Because of so many Biblical and historical factors, the unknown Protestant condemning Holy Tradition fails to prove his point that 1 Corinthians 11:23 is evidence against Tradition. Instead, the context of this passage, particularly in verses 2 and 34, demands all churches for all generations to follow and preserve an oral Apostolic Tradition in connection with Scripture. Hence, it is the unknown Protestant who is propagating an orally transmitted doctrine, which is thus changed into a doctrine of Christ, through two extra-biblical beliefs: 1) That Paul's description of the Eucharist in 1 Corinthians 11 must be interpreted as being the last of the oral traditions from the Apostles regarding Communion, and 2) That Protestants themselves believe the Bread-Wine of Communion to be mere symbolism or an infused presence of Jesus Christ in the Bread-Wine (not His literal Body-Blood) or Christ's power breathed into it or whatever. Protestants who condemn the ancient Apostolic oral doctrines surrounding 1 Corinthians 11 are themselves guilty of inventing their own oral doctrines about it, replacing the original beliefs, and then claiming that they are Apostolic, when they are not.

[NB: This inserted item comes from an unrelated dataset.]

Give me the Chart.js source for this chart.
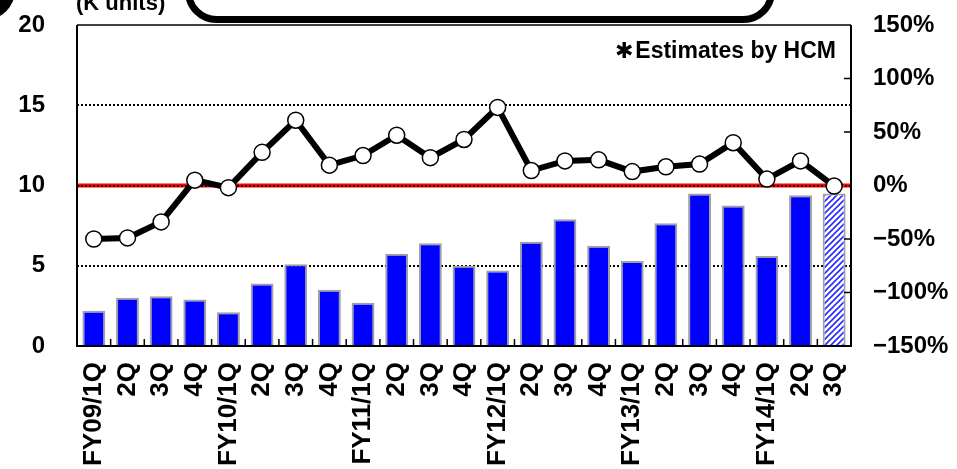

This is the height of absurdity, hypocrisy, and arrogance in believing that modern oral doctrines must be superior to the original Apostolic beliefs in the Early Church. 1 Corinthians 11:23 makes no direct or indirect statements supporting Protestant oral doctrines of so-called inscripturation, and indeed, the context of this passage, the context of Scripture, and the context of Sacred History all make it clear that Paul's statements about the Eucharist present no evidence that the Bible records all the Apostolic doctrines about Communion. Indeed, quite the opposite conclusion is presented, proving that Apostolic Tradition is authentic, divinely inspired, and faithfully preserved.